The History of Vintage Guitar magazine
Published since 1986, Vintage Guitar magazine has, from its first issue, focused on rare, old, beautiful guitars coveted by everyone from local pickers to rock stars, actors, authors, and others.
Printed in a large tabloid format, VG celebrates not only the technical details of guitars (and amps!), but wallows in their aesthetic charms!
Publisher Alan Greenwood started the magazine in 1986, first as a shopper called The Music Trader, aimed at music stores and musicians of all kinds. A guitar player himself, after only a few issues, he started adding guitar-related editorial content, and it quickly turned into a guitar magazine. Also, “We noticed all the ads we were getting were about old guitars,” he said. “So in 1990, we changed the name.
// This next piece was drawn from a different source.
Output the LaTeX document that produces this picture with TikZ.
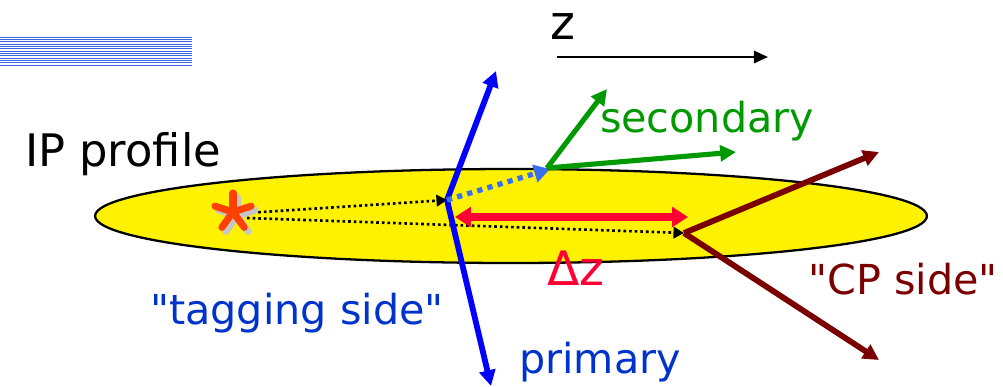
\documentclass[tikz,border=0pt]{standalone}
\usepackage{fontspec}
\setmainfont{DejaVu Sans}
\usetikzlibrary{arrows.meta,shapes.geometric,calc}
\definecolor{bluel}{HTML}{0000FF}
\definecolor{lightbl}{HTML}{3A6FF0}
\definecolor{greenl}{HTML}{009900}
\definecolor{redl}{HTML}{FF0033}
\definecolor{darkred}{HTML}{7A0000}
\definecolor{bluetxt}{HTML}{0033CC}
\definecolor{stripe}{HTML}{3A66E0}
\definecolor{starc}{HTML}{FF4000}
\tikzset{
  lbl/.style={inner sep=0pt, font=\fontsize{23.5}{24}\selectfont},
  thickarr/.style={line width=3.3pt, -{Triangle[length=9pt,width=9pt]}},
  dotarr/.style={line width=1.5pt, dash pattern=on 1.5pt off 1.7pt, -{Triangle[length=6pt,width=6.5pt]}},
}
\begin{document}
\begin{tikzpicture}[x=0.02cm,y=-0.02cm]
\useasboundingbox (0,0) rectangle (1003,386);
% stripes
\foreach \i in {0,...,12} {
  \draw[stripe, line width=0.6pt] (0,{37.3+2.33*\i}) -- (192,{37.3+2.33*\i});
}
% z axis
\node[lbl, font=\fontsize{27}{27}\selectfont] (zl) at (563,27) {z};
\coordinate (za) at (557,57);
\coordinate (zb) at (768,57);
\draw[line width=1.3pt, -{Triangle[length=8pt,width=7pt]}] (za) -- (zb);
% ellipse
\node[draw=black, line width=1.3pt, fill=yellow, ellipse, minimum width=16.64cm, minimum height=1.88cm, inner sep=0pt] (ell) at (511,216) {};
% label IP profile
\node[lbl, font=\fontsize{25.5}{26}\selectfont] (ip) at (123,154) {IP profile};
% coordinates
\coordinate (star) at (233,212);
\coordinate (V) at (447,200);
\coordinate (S) at (550,169);
\coordinate (C) at (684,233);
% dotted lines
\coordinate (s1) at (247,213);
\coordinate (s2) at (247,218);
\draw[dotarr] (s1) -- (V);
\draw[dotarr] (s2) -- (C);
% star with shadow
\foreach \a in {90,162,234,306,18} {
  \draw[gray!45, line width=4pt, line cap=round] ($(star)+(4,4)$) -- ++({19*cos(\a)},{-19*sin(\a)});
}
\foreach \a in {90,162,234,306,18} {
  \draw[starc, line width=4pt, line cap=round] (star) -- ++({19*cos(\a)},{-19*sin(\a)});
}
% primary (blue)
\coordinate (ptop) at (496,71);
\coordinate (pbot) at (491,386);
\draw[bluel, thickarr] (V) -- (ptop);
\draw[bluel, thickarr] (V) -- (pbot);
% dashed blue to secondary vertex
\draw[lightbl, line width=3pt, dash pattern=on 3pt off 3pt, -{Triangle[length=9pt,width=10pt]}] (V) -- (S);
% secondary (green)
\coordinate (g1) at (607,89);
\coordinate (g2) at (736,152);
\draw[greenl, thickarr, line width=2.9pt] ($(S)+(-3,-1)$) -- (g1);
\draw[greenl, thickarr, line width=2.9pt] ($(S)+(-3,-1)$) -- (g2);
% delta z
\coordinate (dzl) at (455,217);
\coordinate (dzr) at (688,217);
\draw[redl, line width=4pt, {Triangle[length=9pt,width=11pt]}-{Triangle[length=9pt,width=11pt]}] (dzl) -- (dzr);
% CP side (dark red)
\coordinate (c1) at (879,152);
\coordinate (c2) at (879,360);
\draw[darkred, thickarr] (C) -- (c1);
\draw[darkred, thickarr] (C) -- (c2);
% labels
\node[lbl, text=greenl] (sec) at (707,121) {secondary};
\node[lbl, text=redl, font=\fontsize{27}{27}\selectfont] (dz) at (576,268) {Δz};
\node[lbl, text=darkred] (cp) at (903,279) {\textquotedbl CP side\textquotedbl};
\node[lbl, text=bluetxt] (tag) at (297,313) {\textquotedbl tagging side\textquotedbl};
\node[lbl, text=bluetxt] (prim) at (600,362) {primary};
\end{tikzpicture}
\end{document}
“We came into it at the right time, because in the late ’80s, the Japanese were buying up vintage guitars big-time,” Greenwood added. “They had all this money and the yen was strong. Then, by the early ’90s, guitars had become a hot commodity amongst the Baby Boom generation. Their sense of nostalgia combined with a strong economy made guitars suddenly very collectible.”
As America’s economy picked up steam in the early ’90s, guitar values began a dramatic rise, and VG grew in terms of audience, editorial reach, and advertiser base.
Today, VG prints approximately 35,000 copies each month, with about 20,000 mailed to subscribers while another 15,000 go to newsstands, trade shows, and conventions. Its staff consists of nine employees at its home office in Bismarck, North Dakota, and its editorial pages are filled with an an eclectic mix of articles by expert freelance writers who cover a range of instruments, players with a vast array of musical styles. There are music reviews, gear reviews, and of course, the ever-popular “Readers Gallery.” The magazine’s advertisers include a range of guitar dealers, manufacturers (big and small!), musicians, and readers/players from around the world.